▶ [Goal of the exercise]: Skip the pictures, please, and write out exactly the lines from the opening of the data through the line containing "p.line(years, down, line_color=RED, line_width=2.5)".

[START Data for this exercise]

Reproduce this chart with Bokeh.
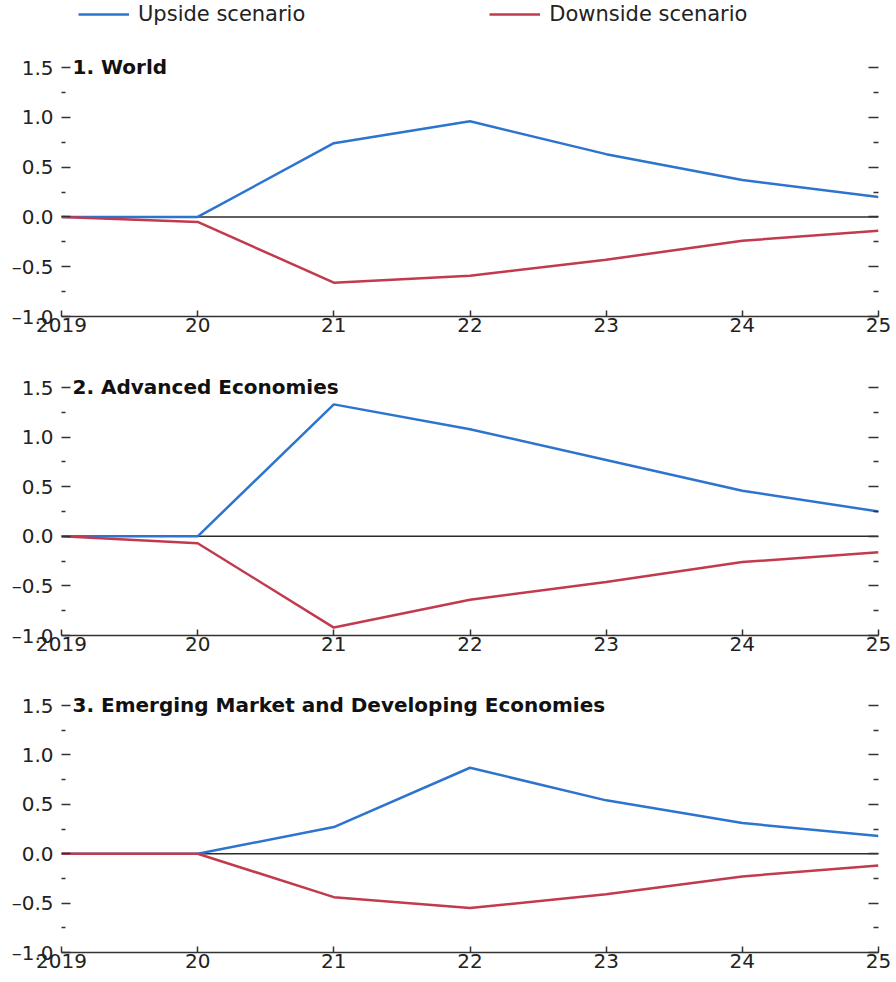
from bokeh.plotting import figure
from bokeh.layouts import column
from bokeh.models import Range1d, FixedTicker, LinearAxis, Span, Legend, LegendItem, Title
from bokeh.embed import file_html
from bokeh.resources import INLINE

# ---------------- data ----------------
years = [2019, 2020, 2021, 2022, 2023, 2024, 2025]
year_labels = ["2019", "20", "21", "22", "23", "24", "25"]
y_ticks = [-1.0, -0.5, 0.0, 0.5, 1.0, 1.5]
y_tick_labels = ["\u20131.0", "\u20130.5", "0.0", "0.5", "1.0", "1.5"]
y_minor = [-0.75, -0.25, 0.25, 0.75, 1.25]

series_names = ["Upside scenario", "Downside scenario"]
panel_titles = ["1. World", "2. Advanced Economies",
                "3. Emerging Market and Developing  Economies"]

world_up = [0.0, 0.0, 0.74, 0.96, 0.63, 0.37, 0.20]
world_down = [0.0, -0.05, -0.66, -0.59, -0.43, -0.24, -0.14]
adv_up = [0.0, 0.0, 1.33, 1.08, 0.77, 0.46, 0.25]
adv_down = [0.0, -0.07, -0.92, -0.64, -0.46, -0.26, -0.16]
emde_up = [0.0, 0.0, 0.27, 0.87, 0.54, 0.31, 0.18]
emde_down = [0.0, 0.0, -0.44, -0.55, -0.41, -0.23, -0.12]

BLUE = "#2d74cf"
RED = "#c23a4e"
INK = "#222222"
FONT = "DejaVu Sans"
W = 896


def make_panel(title, up, down, height, top, bottom):
    p = figure(width=W, height=height,
               x_range=Range1d(years[0], years[-1]),
               y_range=Range1d(y_ticks[0], y_ticks[-1]),
               output_backend="svg", toolbar_location=None,
               min_border_left=61, min_border_right=18,
               min_border_top=top, min_border_bottom=bottom)
    p.outline_line_color = None
    p.xgrid.visible = False
    p.ygrid.visible = False
    p.background_fill_color = "white"
    p.border_fill_color = "white"

    p.add_layout(Span(location=0, dimension="width", line_color="#2b2b2b",
                      line_width=1.5, level="underlay"))

    p.line(years, up, line_color=BLUE, line_width=2.5)
    p.line(years, down, line_color=RED, line_width=2.5)

    xa = p.xaxis[0]
    xa.ticker = FixedTicker(ticks=years, minor_ticks=[])
    xa.major_label_overrides = {y: l for y, l in zip(years, year_labels)}
    xa.axis_line_color = "#333333"
    xa.axis_line_width = 1.5
    xa.major_tick_in = 6
    xa.major_tick_out = 0
    xa.major_tick_line_color = "#333333"
    xa.major_tick_line_width = 1.5
    xa.minor_tick_line_color = None
    xa.major_label_standoff = 1
    xa.major_label_text_font = FONT
    xa.major_label_text_font_size = "20px"
    xa.major_label_text_color = INK

    ya = p.yaxis[0]
    ya.ticker = FixedTicker(ticks=y_ticks, minor_ticks=y_minor)
    ya.major_label_overrides = {t: l for t, l in zip(y_ticks, y_tick_labels)}
    ya.axis_line_color = None
    ya.major_tick_in = 9
    ya.major_tick_out = 0
    ya.minor_tick_in = 4
    ya.minor_tick_out = 0
    ya.major_tick_line_color = "#333333"
    ya.minor_tick_line_color = "#333333"
    ya.major_tick_line_width = 1.5
    ya.minor_tick_line_width = 1.5
    ya.major_label_standoff = 8
    ya.major_label_text_font = FONT
    ya.major_label_text_font_size = "20px"
    ya.major_label_text_color = INK

    ra = LinearAxis(ticker=FixedTicker(ticks=y_ticks, minor_ticks=y_minor))
    ra.major_label_overrides = {t: "" for t in y_ticks}
    ra.axis_line_color = None
    ra.major_tick_in = 10
    ra.major_tick_out = 0
    ra.minor_tick_in = 5
    ra.minor_tick_out = 0
    ra.major_tick_line_color = "#333333"
    ra.minor_tick_line_color = "#333333"
    ra.major_tick_line_width = 1.5
    ra.minor_tick_line_width = 1.5
    ra.major_label_standoff = 0
    ra.major_label_text_font_size = "1px"
    p.add_layout(ra, "right")

    p.title = Title(text=title, align="left", offset=11, standoff=-22,
                    text_font=FONT, text_font_style="bold",
                    text_font_size="20px", text_color="#111111")
    return p


# legend row
leg = figure(width=W, height=30, output_backend="svg", toolbar_location=None,
             x_axis_type=None, y_axis_type=None, min_border=0,
             min_border_left=0, min_border_right=0, min_border_top=0, min_border_bottom=0,
             x_range=Range1d(0, 1), y_range=Range1d(0, 1))
leg.outline_line_color = None
r_up = leg.line(years, world_up, line_color=BLUE, line_width=2.6)
r_dn = leg.line(years, world_down, line_color=RED, line_width=2.6)
legend = Legend(items=[LegendItem(label=series_names[0], renderers=[r_up]),
                       LegendItem(label=series_names[1], renderers=[r_dn])],
                orientation="horizontal", location=(17, 4), padding=0, margin=0,
                spacing=184, glyph_width=51, glyph_height=20, label_standoff=9,
                label_width=160, label_text_font=FONT, label_text_font_size="21px",
                label_text_color=INK, border_line_color=None,
                background_fill_alpha=0)
leg.add_layout(legend)

p1 = make_panel(panel_titles[0], world_up, world_down, 329, 37, 43)
p2 = make_panel(panel_titles[1], adv_up, adv_down, 318, 28, 42)
p3 = make_panel(panel_titles[2], emde_up, emde_down, 304, 28, 29)

layout = column(leg, p1, p2, p3)

with open("out.html", "w") as f:
    f.write(file_html(layout, INLINE))
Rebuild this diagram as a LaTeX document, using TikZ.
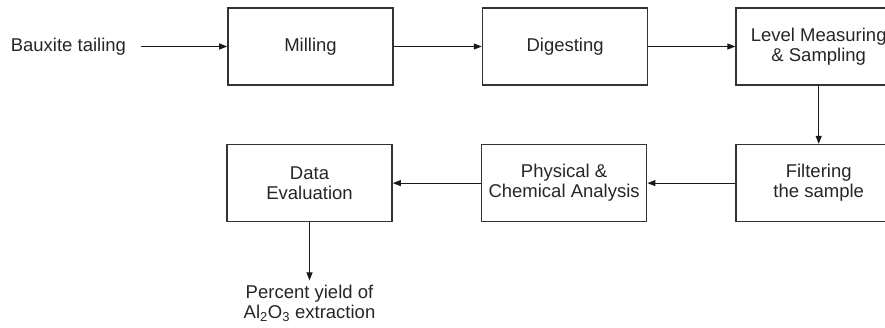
\documentclass[tikz,border=0pt]{standalone}
\usepackage{fontspec}
\setmainfont{Liberation Sans}
\usetikzlibrary{arrows.meta,positioning}
\tikzset{
	stepnode/.style = {rectangle, draw=black!80, line width=1.6pt, align=center,
		minimum width=165pt, minimum height=77pt, inner sep=2pt,
		font=\fontsize{18.5}{20}\selectfont, text=black!85},% process box
	plain/.style = {align=center, inner sep=0pt,
		font=\fontsize{18.5}{20}\selectfont, text=black!85},% free text
	arr/.style = {->, draw=black!90, line width=1pt}
}

\begin{document}
\begin{tikzpicture}[>={Triangle[length=8pt,width=6pt]}]
\path[use as bounding box, clip] (0pt,0pt) rectangle (885pt,-327pt);
\node [stepnode] (milling) at (310.5pt,-46.5pt) {Milling};
\node [stepnode, right=88pt of milling] (digesting) {Digesting};
\node [stepnode, right=87pt of digesting] (level) {Level Measuring\\ \& Sampling};
\node [stepnode, below=58pt of level] (filtering) {Filtering\\the sample};
\node [stepnode, left=88pt of filtering] (analysis) {Physical \&\\Chemical Analysis};
\node [stepnode, left=88pt of analysis] (evaluation) {Data\\Evaluation};
\node [plain, left=101pt of milling] (bauxite) {Bauxite tailing};
\node [plain, below=62pt of evaluation] (yield) {Percent yield of\\Al\textsubscript{2}O\textsubscript{3} extraction};

\draw [arr, shorten <=15pt] (bauxite) -- (milling);
\draw [arr] (milling) -- (digesting);
\draw [arr] (digesting) -- (level);
\draw [arr] (level) -- (filtering);
\draw [arr] (filtering) -- (analysis);
\draw [arr] (analysis) -- (evaluation);
\draw [arr, shorten >=4pt] (evaluation) -- (yield);
\end{tikzpicture}
\end{document}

[END Data for this exercise]

▶ [Correct output]:
Reproduce this chart with Bokeh.
from bokeh.plotting import figure
from bokeh.layouts import column
from bokeh.models import Range1d, FixedTicker, LinearAxis, Span, Legend, LegendItem, Title
from bokeh.embed import file_html
from bokeh.resources import INLINE

# ---------------- data ----------------
years = [2019, 2020, 2021, 2022, 2023, 2024, 2025]
year_labels = ["2019", "20", "21", "22", "23", "24", "25"]
y_ticks = [-1.0, -0.5, 0.0, 0.5, 1.0, 1.5]
y_tick_labels = ["\u20131.0", "\u20130.5", "0.0", "0.5", "1.0", "1.5"]
y_minor = [-0.75, -0.25, 0.25, 0.75, 1.25]

series_names = ["Upside scenario", "Downside scenario"]
panel_titles = ["1. World", "2. Advanced Economies",
                "3. Emerging Market and Developing  Economies"]

world_up = [0.0, 0.0, 0.74, 0.96, 0.63, 0.37, 0.20]
world_down = [0.0, -0.05, -0.66, -0.59, -0.43, -0.24, -0.14]
adv_up = [0.0, 0.0, 1.33, 1.08, 0.77, 0.46, 0.25]
adv_down = [0.0, -0.07, -0.92, -0.64, -0.46, -0.26, -0.16]
emde_up = [0.0, 0.0, 0.27, 0.87, 0.54, 0.31, 0.18]
emde_down = [0.0, 0.0, -0.44, -0.55, -0.41, -0.23, -0.12]

BLUE = "#2d74cf"
RED = "#c23a4e"
INK = "#222222"
FONT = "DejaVu Sans"
W = 896


def make_panel(title, up, down, height, top, bottom):
    p = figure(width=W, height=height,
               x_range=Range1d(years[0], years[-1]),
               y_range=Range1d(y_ticks[0], y_ticks[-1]),
               output_backend="svg", toolbar_location=None,
               min_border_left=61, min_border_right=18,
               min_border_top=top, min_border_bottom=bottom)
    p.outline_line_color = None
    p.xgrid.visible = False
    p.ygrid.visible = False
    p.background_fill_color = "white"
    p.border_fill_color = "white"

    p.add_layout(Span(location=0, dimension="width", line_color="#2b2b2b",
                      line_width=1.5, level="underlay"))

    p.line(years, up, line_color=BLUE, line_width=2.5)
    p.line(years, down, line_color=RED, line_width=2.5)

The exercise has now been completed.